### WHAT NEEDS TO BE DONE
The lines from the top of the material through the line with "import pandas as pd" are to be set down exactly. Leave the pictures out.

** Start of SUPPLIED INFORMATION **

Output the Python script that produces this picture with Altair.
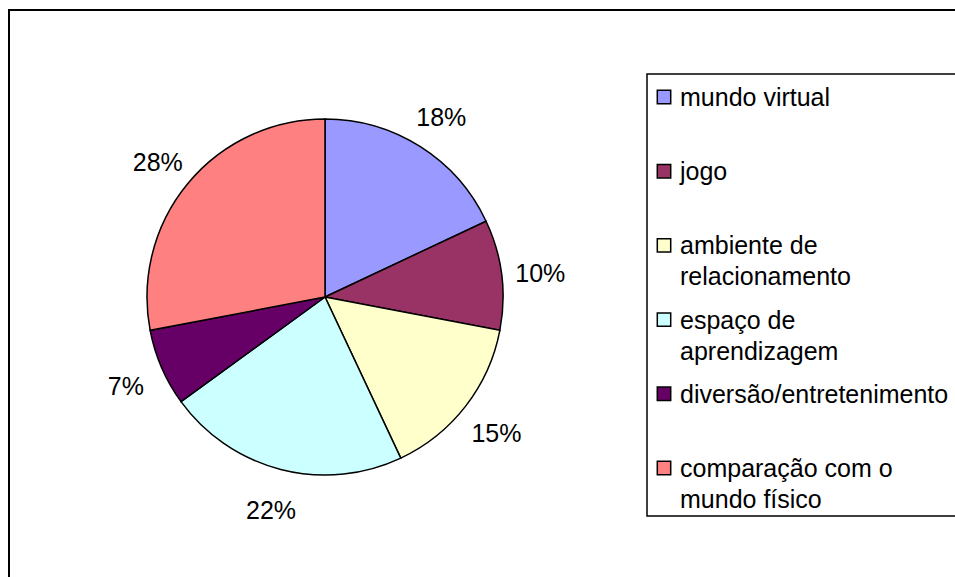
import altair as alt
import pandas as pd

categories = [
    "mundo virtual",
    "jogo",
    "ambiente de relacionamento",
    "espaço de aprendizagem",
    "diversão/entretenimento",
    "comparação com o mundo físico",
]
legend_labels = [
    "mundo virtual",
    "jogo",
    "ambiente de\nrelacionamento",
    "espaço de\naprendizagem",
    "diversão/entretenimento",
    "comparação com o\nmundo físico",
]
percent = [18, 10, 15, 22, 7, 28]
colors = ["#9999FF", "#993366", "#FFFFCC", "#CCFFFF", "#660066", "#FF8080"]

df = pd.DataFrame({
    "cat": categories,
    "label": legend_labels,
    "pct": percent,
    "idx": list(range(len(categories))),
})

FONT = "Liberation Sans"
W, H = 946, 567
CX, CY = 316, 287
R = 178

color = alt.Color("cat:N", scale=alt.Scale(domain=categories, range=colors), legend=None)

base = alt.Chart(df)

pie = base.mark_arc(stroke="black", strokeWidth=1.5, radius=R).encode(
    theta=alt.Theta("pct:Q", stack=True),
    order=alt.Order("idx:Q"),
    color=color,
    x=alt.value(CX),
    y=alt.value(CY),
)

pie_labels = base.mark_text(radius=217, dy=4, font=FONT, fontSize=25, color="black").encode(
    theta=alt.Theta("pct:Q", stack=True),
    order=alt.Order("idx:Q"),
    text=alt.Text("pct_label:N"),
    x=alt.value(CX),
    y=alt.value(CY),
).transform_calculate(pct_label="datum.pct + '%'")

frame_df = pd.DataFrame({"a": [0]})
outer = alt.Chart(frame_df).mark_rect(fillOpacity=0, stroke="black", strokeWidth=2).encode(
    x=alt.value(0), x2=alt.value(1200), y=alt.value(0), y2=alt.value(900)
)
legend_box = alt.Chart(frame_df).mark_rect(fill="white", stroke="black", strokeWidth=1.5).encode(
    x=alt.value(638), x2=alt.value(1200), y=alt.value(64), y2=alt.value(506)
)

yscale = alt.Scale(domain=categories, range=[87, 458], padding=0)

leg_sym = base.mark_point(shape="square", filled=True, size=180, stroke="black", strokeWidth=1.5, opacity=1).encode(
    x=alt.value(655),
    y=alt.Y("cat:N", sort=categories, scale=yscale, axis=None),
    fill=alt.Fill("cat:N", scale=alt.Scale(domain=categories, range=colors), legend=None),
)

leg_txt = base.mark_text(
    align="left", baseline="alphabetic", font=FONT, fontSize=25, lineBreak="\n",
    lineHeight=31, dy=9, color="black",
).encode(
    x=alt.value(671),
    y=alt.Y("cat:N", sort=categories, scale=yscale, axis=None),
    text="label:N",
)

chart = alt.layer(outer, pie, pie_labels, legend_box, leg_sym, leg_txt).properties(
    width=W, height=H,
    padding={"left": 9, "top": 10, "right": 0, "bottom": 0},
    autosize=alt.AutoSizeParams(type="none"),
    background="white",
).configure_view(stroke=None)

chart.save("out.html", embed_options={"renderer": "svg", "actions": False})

** End of SUPPLIED INFORMATION **

### ANSWER IN FULL
Output the Python script that produces this picture with Altair.
import altair as alt
import pandas as pd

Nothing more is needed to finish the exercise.